Exercise details: Quote every line of the data below as it stands, omitting pictures.

Data segment:
________________________

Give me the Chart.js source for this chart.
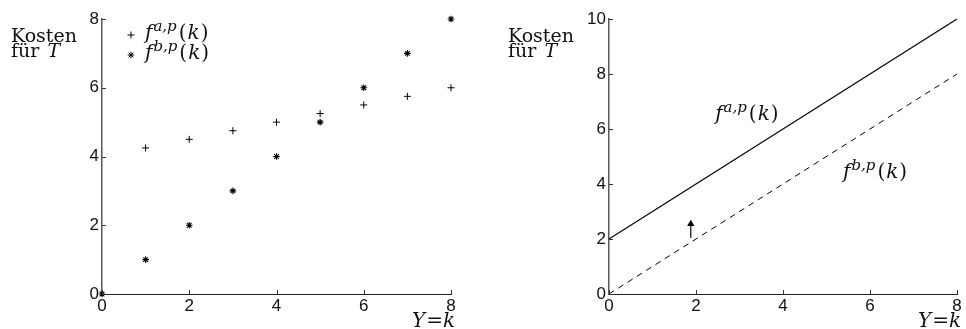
<!DOCTYPE html>
<html>
<head>
<meta charset="utf-8">
<script src="https://cdn.jsdelivr.net/npm/chart.js@4/dist/chart.umd.min.js"></script>
<style>
  html, body { margin: 0; padding: 0; background: #fff; }
  #wrap { position: relative; width: 966px; height: 329px; overflow: hidden; }
  .panel { position: absolute; top: 0; width: 483px; height: 329px; }
  canvas { display: block; }
</style>
</head>
<body>
<div id="wrap">
  <div class="panel" style="left:0"><canvas id="costPoints" width="483" height="329"></canvas></div>
  <div class="panel" style="left:483px"><canvas id="costLines" width="483" height="329"></canvas></div>
</div>
<script>
// ---- discrete costs per order count k (left panel) ----
const kA = [1, 2, 3, 4, 5, 6, 7, 8];
const costA = [4.25, 4.5, 4.75, 5, 5.25, 5.5, 5.75, 6];
const kB = [0, 1, 2, 3, 4, 5, 6, 7, 8];
const costB = [0, 1, 2, 3, 4, 5, 6, 7, 8];

// ---- continuous cost functions (right panel) ----
const lineK = [0, 8];
const lineA = [2, 10];
const lineB = [0, 8];
// arrow showing the upward shift from f^{b,p} to f^{a,p}
const arrowK = [1.88, 1.88];
const arrowCost = [2.05, 2.55];

// ---- tick labels ----
const xTicks = [0, 2, 4, 6, 8];
const yTicksLeft = [0, 2, 4, 6, 8];
const yTicksRight = [0, 2, 4, 6, 8, 10];

const SERIF = '"DejaVu Serif", "Liberation Serif", serif';
const SANS = '"Liberation Sans", Arial, sans-serif';

const toXY = (xs, ys) => xs.map((x, i) => ({ x, y: ys[i] }));

// draws a run of text pieces (italic / superscript) left to right
function drawRich(ctx, x, y, parts, size) {
  let cx = x;
  for (const p of parts) {
    const s = p.sup ? Math.round(size * 0.74) : size;
    ctx.font = (p.it ? 'italic ' : '') + s + 'px ' + SERIF;
    const dy = p.sup ? -size * 0.42 : 0;
    cx += p.pre || 0;
    ctx.fillText(p.t, cx, y + dy);
    cx += ctx.measureText(p.t).width + (p.post || 0);
  }
}

const fLabel = (sup) => [
  { t: 'f', it: true, post: 1 },
  { t: sup, it: true, sup: true, post: 2 },
  { t: '(' },
  { t: 'k', it: true, pre: 1, post: 1 },
  { t: ')' }
];

// axis titles, inward tick marks, legend and curve labels
const decor = {
  id: 'decor',
  afterDraw(chart, args, opts) {
    const { ctx, chartArea: ca, scales } = chart;
    ctx.save();
    // inward tick marks
    ctx.lineWidth = 1;
    ctx.strokeStyle = '#333';
    ctx.beginPath();
    for (const t of scales.x.ticks) {
      const px = Math.round(scales.x.getPixelForValue(t.value)) + 0.5;
      ctx.moveTo(px, ca.bottom);
      ctx.lineTo(px, ca.bottom - 4);
    }
    for (const t of scales.y.ticks) {
      const py = Math.round(scales.y.getPixelForValue(t.value)) + 0.5;
      ctx.moveTo(ca.left, py);
      ctx.lineTo(ca.left + 4, py);
    }
    ctx.stroke();

    ctx.fillStyle = '#111';
    ctx.textBaseline = 'alphabetic';
    ctx.textAlign = 'left';
    // y-axis title
    drawRich(ctx, opts.titleX, 42, [{ t: 'Kosten' }], 19);
    drawRich(ctx, opts.titleX, 57, [{ t: 'für ', post: 2 }, { t: 'T', it: true }], 19);
    // x-axis title
    drawRich(ctx, ca.right - 39, 327, [{ t: 'Y', it: true, post: 1 }, { t: '=' }, { t: 'k', it: true }], 20);

    // legend built from the dataset point styles
    if (opts.legend) {
      const items = [['a,p', 0], ['b,p', 1]];
      items.forEach(([sup, di], i) => {
        const ds = chart.data.datasets[di];
        const mx = ca.left + 29, my = ca.top + 16 + i * 20;
        ctx.strokeStyle = '#000';
        ctx.fillStyle = '#000';
        Chart.helpers.drawPoint(ctx, {
          pointStyle: ds.pointStyle, radius: ds.pointRadius, rotation: 0,
          borderWidth: ds.borderWidth
        }, mx, my);
        ctx.fillStyle = '#111';
        drawRich(ctx, mx + 14, my + 4, fLabel(sup), 20);
      });
    }
    // labels placed in data coordinates
    for (const l of opts.labels || []) {
      drawRich(ctx, scales.x.getPixelForValue(l.x), scales.y.getPixelForValue(l.y), fLabel(l.sup), 20);
    }
    ctx.restore();
  }
};

function axes(yTicks, yMax, yWidth, xHeight) {
  const tickFont = { family: SANS, size: 17 };
  return {
    x: {
      type: 'linear', min: 0, max: 8,
      afterBuildTicks: s => { s.ticks = xTicks.map(v => ({ value: v })); },
      afterFit: s => { s.height = xHeight; },
      ticks: { color: '#111', font: tickFont, padding: 2, maxRotation: 0 },
      grid: { display: true, drawOnChartArea: false, drawTicks: false },
      border: { display: true, color: '#222', width: 1 }
    },
    y: {
      type: 'linear', min: 0, max: yMax,
      afterBuildTicks: s => { s.ticks = yTicks.map(v => ({ value: v })); },
      afterFit: s => { s.width = yWidth; },
      ticks: { color: '#111', font: tickFont, padding: 3 },
      grid: { display: true, drawOnChartArea: false, drawTicks: false },
      border: { display: true, color: '#5a5a5a', width: 1.5 }
    }
  };
}

const common = {
  responsive: false,
  animation: false,
  events: [],
  plugins: { legend: { display: false }, tooltip: { enabled: false } }
};

new Chart(document.getElementById('costPoints'), {
  type: 'scatter',
  data: {
    datasets: [
      {
        label: 'f^{a,p}(k)', data: toXY(kA, costA),
        pointStyle: 'cross', pointRadius: 3.5, borderWidth: 1,
        borderColor: '#000', backgroundColor: '#000', clip: false
      },
      {
        label: 'f^{b,p}(k)', data: toXY(kB, costB),
        pointStyle: 'star', pointRadius: 3.3, borderWidth: 1.1,
        borderColor: '#000', backgroundColor: '#000', clip: false
      }
    ]
  },
  options: {
    ...common,
    layout: { padding: { left: 0, top: 19, right: 32, bottom: 0 } },
    scales: axes(yTicksLeft, 8, 102, 35),
    plugins: { ...common.plugins, decor: { titleX: 11, legend: true } }
  },
  plugins: [decor]
});

new Chart(document.getElementById('costLines'), {
  type: 'scatter',
  data: {
    datasets: [
      {
        label: 'f^{a,p}(k)', data: toXY(lineK, lineA), showLine: true,
        pointRadius: 0, borderWidth: 1.2, borderColor: '#000', clip: false
      },
      {
        label: 'f^{b,p}(k)', data: toXY(lineK, lineB), showLine: true,
        pointRadius: 0, borderWidth: 1, borderColor: '#000', borderDash: [6, 5], clip: false
      },
      {
        label: 'shift', data: toXY(arrowK, arrowCost), showLine: true,
        pointRadius: [0, 3], pointStyle: 'triangle', borderWidth: 1.2,
        borderColor: '#000', backgroundColor: '#000', clip: false
      }
    ]
  },
  options: {
    ...common,
    layout: { padding: { left: 0, top: 19, right: 9, bottom: 0 } },
    scales: axes(yTicksRight, 10, 126, 35),
    plugins: {
      ...common.plugins,
      decor: {
        titleX: 25, legend: false,
        labels: [
          { sup: 'a,p', x: 2.44, y: 6.33 },
          { sup: 'b,p', x: 5.38, y: 4.22 }
        ]
      }
    }
  },
  plugins: [decor]
});
</script>
</body>
</html>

________________________

Full output:
Give me the Chart.js source for this chart.
<!DOCTYPE html>
<html>
<head>
<meta charset="utf-8">
<script src="https://cdn.jsdelivr.net/npm/chart.js@4/dist/chart.umd.min.js"></script>
<style>
  html, body { margin: 0; padding: 0; background: #fff; }
  #wrap { position: relative; width: 966px; height: 329px; overflow: hidden; }
  .panel { position: absolute; top: 0; width: 483px; height: 329px; }
  canvas { display: block; }
</style>
</head>
<body>
<div id="wrap">
  <div class="panel" style="left:0"><canvas id="costPoints" width="483" height="329"></canvas></div>
  <div class="panel" style="left:483px"><canvas id="costLines" width="483" height="329"></canvas></div>
</div>
<script>
// ---- discrete costs per order count k (left panel) ----
const kA = [1, 2, 3, 4, 5, 6, 7, 8];
const costA = [4.25, 4.5, 4.75, 5, 5.25, 5.5, 5.75, 6];
const kB = [0, 1, 2, 3, 4, 5, 6, 7, 8];
const costB = [0, 1, 2, 3, 4, 5, 6, 7, 8];

// ---- continuous cost functions (right panel) ----
const lineK = [0, 8];
const lineA = [2, 10];
const lineB = [0, 8];
// arrow showing the upward shift from f^{b,p} to f^{a,p}
const arrowK = [1.88, 1.88];
const arrowCost = [2.05, 2.55];

// ---- tick labels ----
const xTicks = [0, 2, 4, 6, 8];
const yTicksLeft = [0, 2, 4, 6, 8];
const yTicksRight = [0, 2, 4, 6, 8, 10];

const SERIF = '"DejaVu Serif", "Liberation Serif", serif';
const SANS = '"Liberation Sans", Arial, sans-serif';

const toXY = (xs, ys) => xs.map((x, i) => ({ x, y: ys[i] }));

// draws a run of text pieces (italic / superscript) left to right
function drawRich(ctx, x, y, parts, size) {
  let cx = x;
  for (const p of parts) {
    const s = p.sup ? Math.round(size * 0.74) : size;
    ctx.font = (p.it ? 'italic ' : '') + s + 'px ' + SERIF;
    const dy = p.sup ? -size * 0.42 : 0;
    cx += p.pre || 0;
    ctx.fillText(p.t, cx, y + dy);
    cx += ctx.measureText(p.t).width + (p.post || 0);
  }
}

const fLabel = (sup) => [
  { t: 'f', it: true, post: 1 },
  { t: sup, it: true, sup: true, post: 2 },
  { t: '(' },
  { t: 'k', it: true, pre: 1, post: 1 },
  { t: ')' }
];

// axis titles, inward tick marks, legend and curve labels
const decor = {
  id: 'decor',
  afterDraw(chart, args, opts) {
    const { ctx, chartArea: ca, scales } = chart;
    ctx.save();
    // inward tick marks
    ctx.lineWidth = 1;
    ctx.strokeStyle = '#333';
    ctx.beginPath();
    for (const t of scales.x.ticks) {
      const px = Math.round(scales.x.getPixelForValue(t.value)) + 0.5;
      ctx.moveTo(px, ca.bottom);
      ctx.lineTo(px, ca.bottom - 4);
    }
    for (const t of scales.y.ticks) {
      const py = Math.round(scales.y.getPixelForValue(t.value)) + 0.5;
      ctx.moveTo(ca.left, py);
      ctx.lineTo(ca.left + 4, py);
    }
    ctx.stroke();

    ctx.fillStyle = '#111';
    ctx.textBaseline = 'alphabetic';
    ctx.textAlign = 'left';
    // y-axis title
    drawRich(ctx, opts.titleX, 42, [{ t: 'Kosten' }], 19);
    drawRich(ctx, opts.titleX, 57, [{ t: 'für ', post: 2 }, { t: 'T', it: true }], 19);
    // x-axis title
    drawRich(ctx, ca.right - 39, 327, [{ t: 'Y', it: true, post: 1 }, { t: '=' }, { t: 'k', it: true }], 20);

    // legend built from the dataset point styles
    if (opts.legend) {
      const items = [['a,p', 0], ['b,p', 1]];
      items.forEach(([sup, di], i) => {
        const ds = chart.data.datasets[di];
        const mx = ca.left + 29, my = ca.top + 16 + i * 20;
        ctx.strokeStyle = '#000';
        ctx.fillStyle = '#000';
        Chart.helpers.drawPoint(ctx, {
          pointStyle: ds.pointStyle, radius: ds.pointRadius, rotation: 0,
          borderWidth: ds.borderWidth
        }, mx, my);
        ctx.fillStyle = '#111';
        drawRich(ctx, mx + 14, my + 4, fLabel(sup), 20);
      });
    }
    // labels placed in data coordinates
    for (const l of opts.labels || []) {
      drawRich(ctx, scales.x.getPixelForValue(l.x), scales.y.getPixelForValue(l.y), fLabel(l.sup), 20);
    }
    ctx.restore();
  }
};

function axes(yTicks, yMax, yWidth, xHeight) {
  const tickFont = { family: SANS, size: 17 };
  return {
    x: {
      type: 'linear', min: 0, max: 8,
      afterBuildTicks: s => { s.ticks = xTicks.map(v => ({ value: v })); },
      afterFit: s => { s.height = xHeight; },
      ticks: { color: '#111', font: tickFont, padding: 2, maxRotation: 0 },
      grid: { display: true, drawOnChartArea: false, drawTicks: false },
      border: { display: true, color: '#222', width: 1 }
    },
    y: {
      type: 'linear', min: 0, max: yMax,
      afterBuildTicks: s => { s.ticks = yTicks.map(v => ({ value: v })); },
      afterFit: s => { s.width = yWidth; },
      ticks: { color: '#111', font: tickFont, padding: 3 },
      grid: { display: true, drawOnChartArea: false, drawTicks: false },
      border: { display: true, color: '#5a5a5a', width: 1.5 }
    }
  };
}

const common = {
  responsive: false,
  animation: false,
  events: [],
  plugins: { legend: { display: false }, tooltip: { enabled: false } }
};

new Chart(document.getElementById('costPoints'), {
  type: 'scatter',
  data: {
    datasets: [
      {
        label: 'f^{a,p}(k)', data: toXY(kA, costA),
        pointStyle: 'cross', pointRadius: 3.5, borderWidth: 1,
        borderColor: '#000', backgroundColor: '#000', clip: false
      },
      {
        label: 'f^{b,p}(k)', data: toXY(kB, costB),
        pointStyle: 'star', pointRadius: 3.3, borderWidth: 1.1,
        borderColor: '#000', backgroundColor: '#000', clip: false
      }
    ]
  },
  options: {
    ...common,
    layout: { padding: { left: 0, top: 19, right: 32, bottom: 0 } },
    scales: axes(yTicksLeft, 8, 102, 35),
    plugins: { ...common.plugins, decor: { titleX: 11, legend: true } }
  },
  plugins: [decor]
});

new Chart(document.getElementById('costLines'), {
  type: 'scatter',
  data: {
    datasets: [
      {
        label: 'f^{a,p}(k)', data: toXY(lineK, lineA), showLine: true,
        pointRadius: 0, borderWidth: 1.2, borderColor: '#000', clip: false
      },
      {
        label: 'f^{b,p}(k)', data: toXY(lineK, lineB), showLine: true,
        pointRadius: 0, borderWidth: 1, borderColor: '#000', borderDash: [6, 5], clip: false
      },
      {
        label: 'shift', data: toXY(arrowK, arrowCost), showLine: true,
        pointRadius: [0, 3], pointStyle: 'triangle', borderWidth: 1.2,
        borderColor: '#000', backgroundColor: '#000', clip: false
      }
    ]
  },
  options: {
    ...common,
    layout: { padding: { left: 0, top: 19, right: 9, bottom: 0 } },
    scales: axes(yTicksRight, 10, 126, 35),
    plugins: {
      ...common.plugins,
      decor: {
        titleX: 25, legend: false,
        labels: [
          { sup: 'a,p', x: 2.44, y: 6.33 },
          { sup: 'b,p', x: 5.38, y: 4.22 }
        ]
      }
    }
  },
  plugins: [decor]
});
</script>
</body>
</html>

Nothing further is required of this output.